Japan cautioned its citizens visiting South Korea about potential "safety risks" on Wednesday, as South Koreans are expected to mount protests in several cities over historical conflicts between the two neighbors.
South Korea commemorated the International Memorial Day for Comfort Women amid rising tensions over trade and historical issues between Seoul and Tokyo, while Thursday marks the country's national day of liberation from Japanese colonial rule from 1910-45.
Japan's Foreign Ministry issued an advisory on its website for Japanese residents in South Korea and visitors, reminding them to be careful and avoid areas where anti-Japanese protests and gatherings are expected to happen.
"Since July there have been large-scale Japan-related protests in Seoul, Busan and other places in South Korea.... A man burned a car outside the building of the Japanese Embassy and several students were taken into custody by police as they protested around the Consulate General of Japan in Busan," it said.
The advisory said since Japan-related protests and gatherings are expected to be held in various cities in South Korea on Wednesday and Thursday, "please pay attention to the latest information and act carefully, such as staying away from places where protests are being held. When you go out, please pay attention to the surroundings when visiting Japan-related facilities".
Around 300 people, including elderly women who were sexually enslaved by imperial Japanese army, participated in Wednesday's event in Seoul, Yonhap News Agency reported, but South Korean President Moon Jae-in did not appear, as he did last year when the memorial day was marked for the first time.
Instead, Moon focused on raising global awareness of the comfort women issue and did not criticize Japan in a message posted on Facebook.

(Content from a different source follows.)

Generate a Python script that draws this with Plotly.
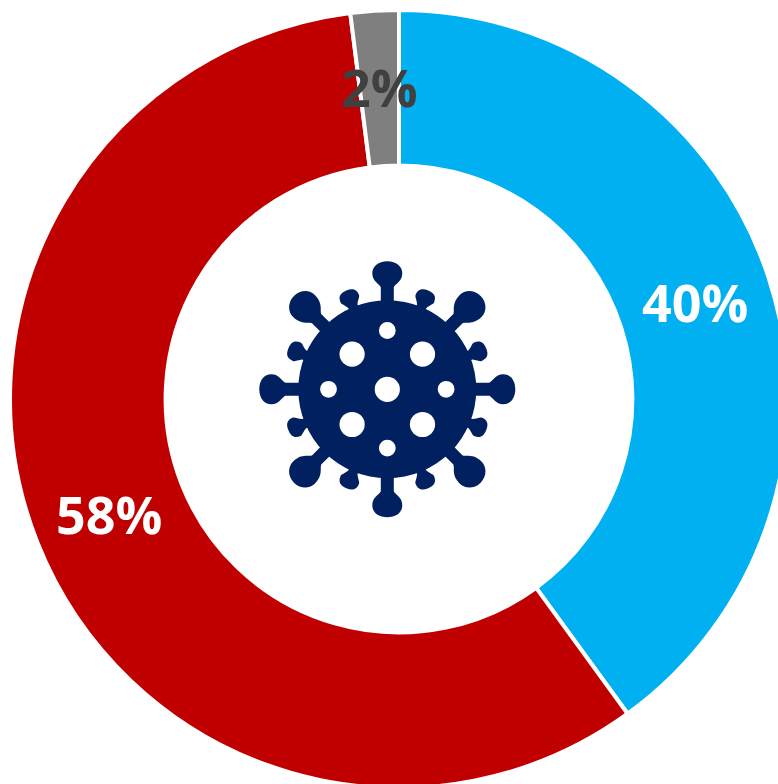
import math
import plotly.graph_objects as go

# Data
categories = ["Blue", "Red", "Grey"]
values = [40, 58, 2]
colors = ["#00B0F0", "#C00000", "#7F7F7F"]
label_colors = ["#FFFFFF", "#FFFFFF", "#404040"]
label_px = [(695, 301), (109, 513), (379, 86)]

W = H = 800
CX, CY, R = 399, 399, 389
NAVY = "#002060"
ICON_X, ICON_Y = 387.3, 389.3


def px(x):
    return x / W


def py(y):
    return 1 - y / H


def spike_path(segments, angle_deg):
    a = math.radians(angle_deg)
    ca, sa = math.cos(a), math.sin(a)
    out = []
    for cmd, pts in segments:
        coords = []
        for x, y in pts:
            xr = x * ca - y * sa + ICON_X
            yr = x * sa + y * ca + ICON_Y
            coords.append(f"{px(xr):.5f},{py(yr):.5f}")
        out.append(cmd + " ".join(coords))
    return " ".join(out) + " Z"


def blob(stem, neck, w, mid, tip, base=-85):
    return [
        ("M", [(-stem, base)]),
        ("L", [(-stem, neck)]),
        ("C", [(-stem - 2, neck - 4), (-w, neck - 6), (-w, mid)]),
        ("C", [(-w, mid - 7), (-w * 0.6, tip), (0, tip)]),
        ("C", [(w * 0.6, tip), (w, mid - 7), (w, mid)]),
        ("C", [(w, neck - 6), (stem + 2, neck - 4), (stem, neck)]),
        ("L", [(stem, base)]),
    ]


shapes = []
icon = dict(type="path", xref="paper", yref="paper", fillcolor=NAVY, line=dict(width=0), layer="above")
for k in range(8):
    if k % 2 == 0:
        seg = blob(6.5, -102, 15, -116, -128)
    else:
        seg = blob(6.5, -100, 15.5, -118, -132)
    shapes.append(dict(icon, path=spike_path(seg, k * 45)))
    shapes.append(dict(icon, path=spike_path(blob(5, -90, 10, -98, -107), 22.5 + k * 45)))


def circle(cx, cy, r, color):
    return dict(type="circle", xref="paper", yref="paper",
                x0=px(ICON_X + cx - r), x1=px(ICON_X + cx + r),
                y0=py(ICON_Y + cy + r), y1=py(ICON_Y + cy - r),
                fillcolor=color, line=dict(width=0), layer="above")


shapes.append(circle(0, 0, 89, NAVY))
for dx, dy in [(0, 0), (-35.2, -35.2), (35.2, -35.2), (-35.2, 35.2), (35.2, 35.2)]:
    shapes.append(circle(dx, dy, 12.6, "#FFFFFF"))
for dx, dy in [(0, -58.8), (0, 58.8), (-58.8, 0), (58.8, 0)]:
    shapes.append(circle(dx, dy, 8.4, "#FFFFFF"))

annotations = [
    dict(text=f"{v}%", x=px(lx), y=py(ly), xref="paper", yref="paper",
         xanchor="center", yanchor="middle", showarrow=False,
         font=dict(family="Open Sans", size=52, color=c, weight="bold"))
    for v, (lx, ly), c in zip(values, label_px, label_colors)
]

fig = go.Figure(go.Pie(
    labels=categories,
    values=values,
    sort=False,
    direction="clockwise",
    rotation=0,
    hole=0.6,
    textinfo="none",
    hoverinfo="label+percent",
    showlegend=False,
    marker=dict(colors=colors, line=dict(color="#FFFFFF", width=4)),
    domain=dict(x=[(CX - R) / W, (CX + R) / W], y=[1 - (CY + R) / H, 1 - (CY - R) / H]),
))
fig.update_layout(
    width=W, height=H,
    margin=dict(l=0, r=0, t=0, b=0),
    paper_bgcolor="#FFFFFF",
    shapes=shapes,
    annotations=annotations,
)
fig.write_html(
    "out.html",
    config={"displayModeBar": False},
    post_script="document.documentElement.style.overflow='hidden';document.body.style.margin='0';document.body.style.overflow='hidden';window.dispatchEvent(new Event('resize'));",
)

"Wednesday's ceremony was made possible because former comfort women were not afraid to speak publicly about the hardships they faced," Moon said, adding that he will share the issue with the international community and spread it as a message for peace and women's rights.
Jin Sun-mee, South Korea's minister of gender equality and family, said Seoul will take the lead in expanding the comfort women issue into a women's rights movement and vowed to restore the women's dignity and honor.
"We will establish the comfort women issue as one of women's human rights and educate a new generation so that it will be remembered as a historical lesson," Jin said.
Thursday marks the 74th anniversary of Korean Independence Day which is celebrated across the Korean Peninsula.
Meanwhile, the international community and media are watching Japan closely as Emperor Naruhito will give his first war-related speech since he ascended to the throne in May.